EXERCISE
Set down the data below from its first line to the line holding "from matplotlib.lines import Line2D", inclusive; omit all pictures.

PROVIDED DATA
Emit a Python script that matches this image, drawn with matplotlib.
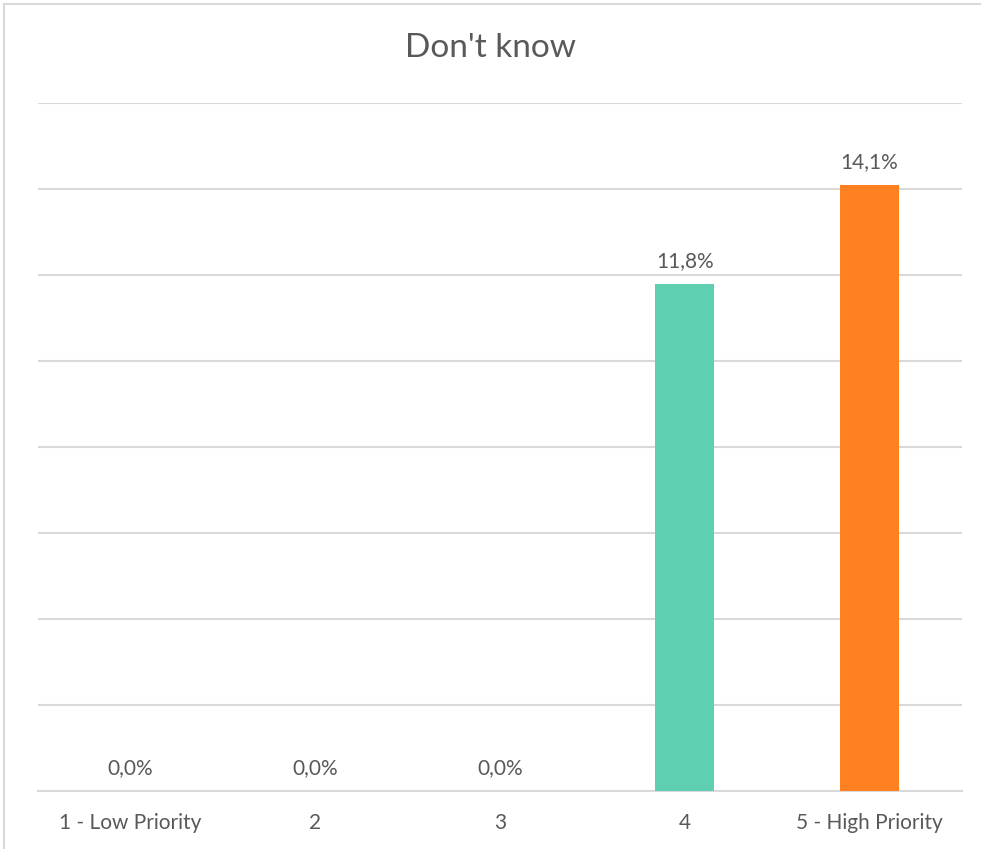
import matplotlib.pyplot as plt
from matplotlib.lines import Line2D

categories = ["1 - Low Priority", "2", "3", "4", "5 - High Priority"]
values = [0.0, 0.0, 0.0, 11.8, 14.1]
colors = ["#5ECFB1", "#5ECFB1", "#5ECFB1", "#5ECFB1", "#FF8021"]
title = "Don't know"

TEXT = "#595959"
GRID = "#D9D9D9"

plt.rcParams["font.family"] = ["Lato", "DejaVu Sans"]

fig = plt.figure(figsize=(9.81, 8.49), dpi=100)
ax = fig.add_axes([38 / 981, 58 / 849, 924 / 981, 688 / 849])

x = range(len(categories))
ax.bar(x, values, width=0.32, color=colors, zorder=3)

for i, v in enumerate(values):
    ax.annotate(f"{v:.1f}%".replace(".", ","), (i, v), xytext=(0, 9),
                textcoords="offset points", ha="center", va="bottom",
                fontsize=15, color=TEXT)

ax.set_xlim(-0.5, len(categories) - 0.5)
ax.set_ylim(0, 16)
ax.set_yticks(range(0, 17, 2))
ax.yaxis.grid(True, color=GRID, linewidth=1.5, zorder=0)
ax.tick_params(axis="y", left=False, labelleft=False)
ax.tick_params(axis="x", bottom=False, labelsize=15, labelcolor=TEXT, pad=12)
ax.set_xticks(list(x))
ax.set_xticklabels(categories)
for s in ["top", "right", "left"]:
    ax.spines[s].set_visible(False)
ax.spines["bottom"].set_color(GRID)
ax.spines["bottom"].set_linewidth(1.5)

fig.text(0.5, 1 - 48 / 849, title, ha="center", va="center",
         fontsize=24, color=TEXT)

# chart frame (top and left edges only)
fx, fy = 3.5 / 981, 1 - 3.5 / 849
fig.add_artist(Line2D([fx, 1], [fy, fy], transform=fig.transFigure,
                      color=GRID, linewidth=1.5))
fig.add_artist(Line2D([fx, fx], [0, fy], transform=fig.transFigure,
                      color=GRID, linewidth=1.5))

fig.savefig("out.png", dpi=100)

TASK SOLUTION
Emit a Python script that matches this image, drawn with matplotlib.
import matplotlib.pyplot as plt
from matplotlib.lines import Line2D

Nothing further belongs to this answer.